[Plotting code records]
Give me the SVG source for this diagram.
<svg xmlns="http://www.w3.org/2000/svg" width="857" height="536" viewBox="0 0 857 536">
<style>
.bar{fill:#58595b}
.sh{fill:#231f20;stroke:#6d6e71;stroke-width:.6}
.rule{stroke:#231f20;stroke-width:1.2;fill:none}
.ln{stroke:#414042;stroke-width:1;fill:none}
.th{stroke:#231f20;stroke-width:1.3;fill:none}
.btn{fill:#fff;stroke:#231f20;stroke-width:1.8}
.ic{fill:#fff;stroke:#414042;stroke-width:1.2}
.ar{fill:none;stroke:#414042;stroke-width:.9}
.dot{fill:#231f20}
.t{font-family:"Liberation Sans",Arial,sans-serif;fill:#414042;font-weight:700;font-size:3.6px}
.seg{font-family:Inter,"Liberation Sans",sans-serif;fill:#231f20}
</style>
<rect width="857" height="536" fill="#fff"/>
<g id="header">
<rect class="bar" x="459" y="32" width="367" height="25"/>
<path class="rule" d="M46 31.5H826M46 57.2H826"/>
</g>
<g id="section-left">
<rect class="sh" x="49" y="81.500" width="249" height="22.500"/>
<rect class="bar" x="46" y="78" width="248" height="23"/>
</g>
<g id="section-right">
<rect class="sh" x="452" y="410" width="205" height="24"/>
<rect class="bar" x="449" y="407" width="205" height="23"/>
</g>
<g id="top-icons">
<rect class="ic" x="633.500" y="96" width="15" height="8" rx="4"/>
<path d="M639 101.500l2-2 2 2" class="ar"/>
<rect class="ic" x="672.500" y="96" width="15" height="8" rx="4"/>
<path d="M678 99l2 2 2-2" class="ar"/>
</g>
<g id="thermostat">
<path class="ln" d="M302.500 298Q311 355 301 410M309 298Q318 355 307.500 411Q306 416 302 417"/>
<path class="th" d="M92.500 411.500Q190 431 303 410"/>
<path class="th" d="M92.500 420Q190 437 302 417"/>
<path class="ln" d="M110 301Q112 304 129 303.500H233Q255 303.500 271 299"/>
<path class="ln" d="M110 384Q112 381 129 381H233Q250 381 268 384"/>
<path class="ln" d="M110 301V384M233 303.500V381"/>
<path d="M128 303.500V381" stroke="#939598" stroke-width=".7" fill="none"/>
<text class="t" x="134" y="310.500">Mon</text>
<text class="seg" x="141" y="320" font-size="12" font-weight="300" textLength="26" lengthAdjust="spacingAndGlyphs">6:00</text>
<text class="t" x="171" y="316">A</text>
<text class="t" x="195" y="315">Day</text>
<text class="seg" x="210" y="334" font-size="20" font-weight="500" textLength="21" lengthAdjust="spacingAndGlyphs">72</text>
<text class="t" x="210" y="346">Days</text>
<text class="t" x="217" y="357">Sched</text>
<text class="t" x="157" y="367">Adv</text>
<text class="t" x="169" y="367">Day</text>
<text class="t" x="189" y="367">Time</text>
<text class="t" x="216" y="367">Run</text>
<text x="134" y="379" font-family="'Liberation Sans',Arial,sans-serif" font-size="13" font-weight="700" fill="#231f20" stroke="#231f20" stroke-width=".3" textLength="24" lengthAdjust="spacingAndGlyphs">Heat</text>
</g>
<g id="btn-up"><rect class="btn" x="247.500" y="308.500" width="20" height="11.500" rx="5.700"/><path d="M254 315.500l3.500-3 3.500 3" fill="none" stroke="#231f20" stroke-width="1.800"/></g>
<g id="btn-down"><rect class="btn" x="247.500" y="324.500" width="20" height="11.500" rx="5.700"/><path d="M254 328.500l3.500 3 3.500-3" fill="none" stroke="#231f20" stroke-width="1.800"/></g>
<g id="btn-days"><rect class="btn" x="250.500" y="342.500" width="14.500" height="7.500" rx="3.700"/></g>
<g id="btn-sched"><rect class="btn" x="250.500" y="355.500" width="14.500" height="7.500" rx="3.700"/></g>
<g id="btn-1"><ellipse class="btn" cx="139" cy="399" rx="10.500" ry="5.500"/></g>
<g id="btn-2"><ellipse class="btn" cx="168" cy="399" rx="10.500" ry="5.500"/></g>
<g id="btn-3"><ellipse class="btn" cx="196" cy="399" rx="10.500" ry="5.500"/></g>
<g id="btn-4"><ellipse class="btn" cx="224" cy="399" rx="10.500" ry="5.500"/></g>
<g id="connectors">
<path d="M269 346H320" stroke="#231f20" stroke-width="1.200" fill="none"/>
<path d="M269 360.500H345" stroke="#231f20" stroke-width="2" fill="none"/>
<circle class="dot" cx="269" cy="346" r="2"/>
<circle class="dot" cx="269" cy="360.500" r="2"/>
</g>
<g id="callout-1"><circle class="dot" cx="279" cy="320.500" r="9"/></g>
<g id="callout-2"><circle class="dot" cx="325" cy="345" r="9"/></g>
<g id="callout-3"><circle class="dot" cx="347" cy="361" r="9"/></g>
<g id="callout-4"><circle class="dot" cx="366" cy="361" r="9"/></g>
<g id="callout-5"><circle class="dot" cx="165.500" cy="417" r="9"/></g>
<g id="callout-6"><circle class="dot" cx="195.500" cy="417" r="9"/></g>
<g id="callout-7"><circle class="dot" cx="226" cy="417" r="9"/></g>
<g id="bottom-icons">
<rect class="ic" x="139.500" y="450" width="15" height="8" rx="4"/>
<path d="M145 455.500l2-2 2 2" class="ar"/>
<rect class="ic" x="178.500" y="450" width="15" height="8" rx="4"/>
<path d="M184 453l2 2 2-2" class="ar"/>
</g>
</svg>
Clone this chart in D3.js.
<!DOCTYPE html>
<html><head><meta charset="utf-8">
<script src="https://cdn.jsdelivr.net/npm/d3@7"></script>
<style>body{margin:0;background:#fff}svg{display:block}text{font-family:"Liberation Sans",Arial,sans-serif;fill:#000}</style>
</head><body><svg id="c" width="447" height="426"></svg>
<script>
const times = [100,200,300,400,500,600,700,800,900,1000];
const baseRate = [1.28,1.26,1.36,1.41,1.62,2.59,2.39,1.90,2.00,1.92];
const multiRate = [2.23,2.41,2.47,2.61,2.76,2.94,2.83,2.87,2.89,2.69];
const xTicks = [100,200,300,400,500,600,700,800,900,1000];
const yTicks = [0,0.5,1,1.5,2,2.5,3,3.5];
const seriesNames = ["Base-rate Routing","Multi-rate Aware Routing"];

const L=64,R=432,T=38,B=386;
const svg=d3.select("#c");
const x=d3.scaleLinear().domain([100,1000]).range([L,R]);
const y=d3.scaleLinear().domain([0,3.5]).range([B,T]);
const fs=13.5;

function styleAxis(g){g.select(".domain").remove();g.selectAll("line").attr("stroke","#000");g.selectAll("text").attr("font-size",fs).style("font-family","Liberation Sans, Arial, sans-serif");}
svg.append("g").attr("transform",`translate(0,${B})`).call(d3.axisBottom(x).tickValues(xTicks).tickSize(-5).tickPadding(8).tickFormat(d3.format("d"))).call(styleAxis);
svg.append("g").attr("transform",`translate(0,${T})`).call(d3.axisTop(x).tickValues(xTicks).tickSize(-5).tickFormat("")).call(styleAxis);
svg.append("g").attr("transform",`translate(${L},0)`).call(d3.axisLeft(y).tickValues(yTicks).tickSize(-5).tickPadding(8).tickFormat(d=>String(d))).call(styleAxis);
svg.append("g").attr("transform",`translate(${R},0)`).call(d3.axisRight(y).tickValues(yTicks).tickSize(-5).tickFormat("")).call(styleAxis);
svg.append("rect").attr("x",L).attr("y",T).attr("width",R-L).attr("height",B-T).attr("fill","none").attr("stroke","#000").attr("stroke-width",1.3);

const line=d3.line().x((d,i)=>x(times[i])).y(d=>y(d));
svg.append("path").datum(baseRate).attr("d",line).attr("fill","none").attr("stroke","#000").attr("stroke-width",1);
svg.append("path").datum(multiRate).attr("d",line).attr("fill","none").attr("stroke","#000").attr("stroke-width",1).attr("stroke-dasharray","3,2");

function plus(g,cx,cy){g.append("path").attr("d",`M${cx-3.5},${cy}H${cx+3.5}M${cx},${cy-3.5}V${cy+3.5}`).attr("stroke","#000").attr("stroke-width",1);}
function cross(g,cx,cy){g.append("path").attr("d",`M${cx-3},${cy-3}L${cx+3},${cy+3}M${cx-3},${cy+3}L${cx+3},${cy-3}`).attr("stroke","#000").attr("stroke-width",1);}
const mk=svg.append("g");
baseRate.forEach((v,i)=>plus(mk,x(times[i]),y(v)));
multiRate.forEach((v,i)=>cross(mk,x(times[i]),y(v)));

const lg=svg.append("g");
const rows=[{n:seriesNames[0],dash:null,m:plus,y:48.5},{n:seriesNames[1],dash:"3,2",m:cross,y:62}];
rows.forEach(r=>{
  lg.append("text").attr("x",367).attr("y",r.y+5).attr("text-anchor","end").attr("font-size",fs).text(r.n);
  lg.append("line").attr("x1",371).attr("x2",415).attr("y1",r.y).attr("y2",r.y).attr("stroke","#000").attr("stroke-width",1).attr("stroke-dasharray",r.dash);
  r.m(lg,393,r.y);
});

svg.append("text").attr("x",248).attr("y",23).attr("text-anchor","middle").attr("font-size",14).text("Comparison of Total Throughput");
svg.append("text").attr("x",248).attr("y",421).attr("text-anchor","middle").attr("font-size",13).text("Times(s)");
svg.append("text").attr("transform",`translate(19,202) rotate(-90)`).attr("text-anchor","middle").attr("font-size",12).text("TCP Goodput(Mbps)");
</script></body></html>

**What to work on:**
Say how many lines above hold the word "this", giving only the count.

**Exercise solution:**
2